Durante o Ensino Médio, Felipe foi para o Centro Estadual de Educação Profissional Visconde de São Leopoldo, em São Leopoldo, para fazer um curso técnico em Agropecuária. Já formado, em conversa com a família, surgiu a ideia de criar uma granja. Aos 19 anos, mesmo com medo, Felipe fez um financiamento para dar início ao que se tornaria a Granja Kranz. Hoje, seu empreendimento possui quatro aviários, capacidade para até nove mil aves e uma produção que atinge cerca de 5 mil ovos ao dia.
Apesar do conhecimento em Agropecuária, o jovem viu a necessidade de estudar mais para tocar sua propriedade. Assim, Felipe cursou um tecnólogo em Administração e hoje faz graduação em Administração no campus Montenegro da Universidade de Santa Cruz do Sul (Unisc). O conhecimento adquirido através do estudo mudou a visão do empreendedor rural no que se refere à gestão de sua granja. “Por exemplo, comecei a fazer fluxo de caixa e o controle de estoque e das vendas”, cita. “A organização da empresa se tornou muito melhor. São coisas que eu não fazia antes”, acrescenta.
Para o produtor, muitos jovens estão vendo que há um futuro na agricultura. “Mas o pessoal que vai trabalhar no interior tem que se conscientizar de que vai se privar de muitas coisas”, observa. “No feriado, tu vai trabalhar; no domingo, tu vai trabalhar.
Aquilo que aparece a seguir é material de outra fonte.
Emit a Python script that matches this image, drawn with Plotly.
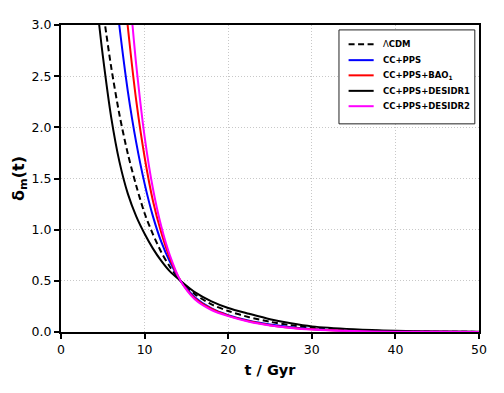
import plotly.graph_objects as go

# ---- data ----
t_lcdm = [5.0, 5.27, 6, 7, 8, 9, 10, 11, 12, 13, 14.3, 16, 18, 20, 22.5, 25, 27.5, 30, 35, 40, 45, 50]
d_lcdm = [3.17, 3.0, 2.59, 2.12, 1.74, 1.43, 1.16, 0.955, 0.78, 0.64, 0.5, 0.37, 0.27, 0.205, 0.145, 0.10, 0.065, 0.042, 0.018, 0.008, 0.003, 0.001]

t_pps = [6.7, 6.97, 8, 9, 10, 11, 12, 13, 14.3, 16, 18, 20, 22.5, 25, 27.5, 30, 35, 40, 45, 50]
d_pps = [3.2, 3.0, 2.35, 1.85, 1.45, 1.13, 0.88, 0.69, 0.5, 0.34, 0.23, 0.165, 0.11, 0.073, 0.047, 0.03, 0.012, 0.005, 0.002, 0.001]

t_bao = [7.7, 7.97, 9, 10, 11, 12, 13, 14.3, 16, 18, 20, 22.5, 25, 27.5, 30, 35, 40, 45, 50]
d_bao = [3.23, 3.0, 2.26, 1.71, 1.28, 0.97, 0.725, 0.5, 0.33, 0.225, 0.16, 0.105, 0.067, 0.042, 0.026, 0.010, 0.004, 0.0015, 0.0005]

t_dr1 = [4.3, 4.57, 5, 6, 7, 8, 9, 10, 11, 12, 13, 14.3, 16, 18, 20, 22.5, 25, 27.5, 30, 35, 40, 45, 50]
d_dr1 = [3.22, 3.0, 2.7, 2.1, 1.66, 1.35, 1.13, 0.96, 0.815, 0.695, 0.595, 0.5, 0.39, 0.3, 0.235, 0.178, 0.125, 0.085, 0.055, 0.027, 0.012, 0.006, 0.003]

t_dr2 = [8.3, 8.55, 9, 10, 11, 12, 13, 14.3, 16, 18, 20, 22.5, 25, 27.5, 30, 35, 40, 45, 50]
d_dr2 = [3.24, 3.0, 2.61, 1.91, 1.40, 1.03, 0.755, 0.5, 0.32, 0.215, 0.155, 0.10, 0.064, 0.040, 0.024, 0.009, 0.0035, 0.0013, 0.0005]

x_ticks = [0, 10, 20, 30, 40, 50]
y_ticks = [0.0, 0.5, 1.0, 1.5, 2.0, 2.5, 3.0]

FONT = "DejaVu Sans"
DASH = "6px,3.5px"

series = [
    ("\u039b<b>CDM</b>", t_lcdm, d_lcdm, "black", DASH),
    ("<b>CC+PPS</b>", t_pps, d_pps, "blue", "solid"),
    ("<b>CC+PPS+BAO<sub>1</sub></b>", t_bao, d_bao, "red", "solid"),
    ("<b>CC+PPS+DESIDR1</b>", t_dr1, d_dr1, "black", "solid"),
    ("<b>CC+PPS+DESIDR2</b>", t_dr2, d_dr2, "magenta", "solid"),
]

fig = go.Figure()
for name, t, d, col, dash in series:
    fig.add_trace(go.Scatter(
        x=t, y=d, mode="lines", name=name, showlegend=False,
        line=dict(color=col, width=2, dash=dash, shape="spline", smoothing=0.8),
    ))

# ---- hand-built legend (matplotlib-style box) ----
box_x0, box_x1, box_y0, box_y1 = 0.665, 0.990, 0.678, 0.984
row_y = [0.937, 0.8855, 0.836, 0.7855, 0.7355]
line_x0, line_x1, text_x = 0.688, 0.748, 0.7655
shapes = [dict(type="rect", xref="paper", yref="paper",
               x0=box_x0, x1=box_x1, y0=box_y0, y1=box_y1,
               line=dict(color="#222222", width=1), fillcolor="white", layer="above")]
annotations = []
for (name, _, _, col, dash), yy in zip(series, row_y):
    shapes.append(dict(type="line", xref="paper", yref="paper",
                       x0=line_x0, x1=line_x1, y0=yy, y1=yy,
                       line=dict(color=col, width=2, dash=dash), layer="above"))
    annotations.append(dict(xref="paper", yref="paper", x=text_x, y=yy,
                            text=name, showarrow=False,
                            xanchor="left", yanchor="middle",
                            font=dict(family=FONT, size=8.5, color="black")))

axis_common = dict(
    showline=True, linecolor="black", linewidth=2, mirror=True,
    ticks="outside", ticklen=5, tickwidth=1.5, tickcolor="black",
    showgrid=True, gridcolor="#c8c8c8", griddash="1px,2px", gridwidth=1,
    zeroline=False,
    tickfont=dict(family=FONT, size=12.5, color="black"),
)

fig.update_xaxes(
    range=[0, 50], tickvals=x_ticks, ticktext=[str(v) for v in x_ticks],
    title=dict(text="<b>t / Gyr</b>", font=dict(family=FONT, size=14.5, color="black"), standoff=9),
    **axis_common,
)
fig.update_yaxes(
    range=[0, 3], tickvals=y_ticks, ticktext=[f"{v:.1f}" for v in y_ticks],
    title=dict(text="<b>\u03b4<sub>m</sub>(t)</b>", font=dict(family=FONT, size=16, color="black"), standoff=3),
    **axis_common,
)

fig.update_layout(
    width=488, height=377,
    margin=dict(l=47, r=9, t=9, b=50),
    paper_bgcolor="white", plot_bgcolor="white",
    font=dict(family=FONT, color="black"),
    showlegend=False,
    shapes=shapes, annotations=annotations,
)

fig.write_html("out.html")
Férias e 13º tu não tem. Tem que vestir a camisa e gostar”, frisa.
Felipe reforça ainda que quem é do interior precisa se apropriar da tecnologia e buscar se manter informado sobre as novidades na agricultura. “É que nem no mercado de trabalho: tem que acompanhar (as mudanças) para não estar fora. Tem que buscar a informação”, comenta.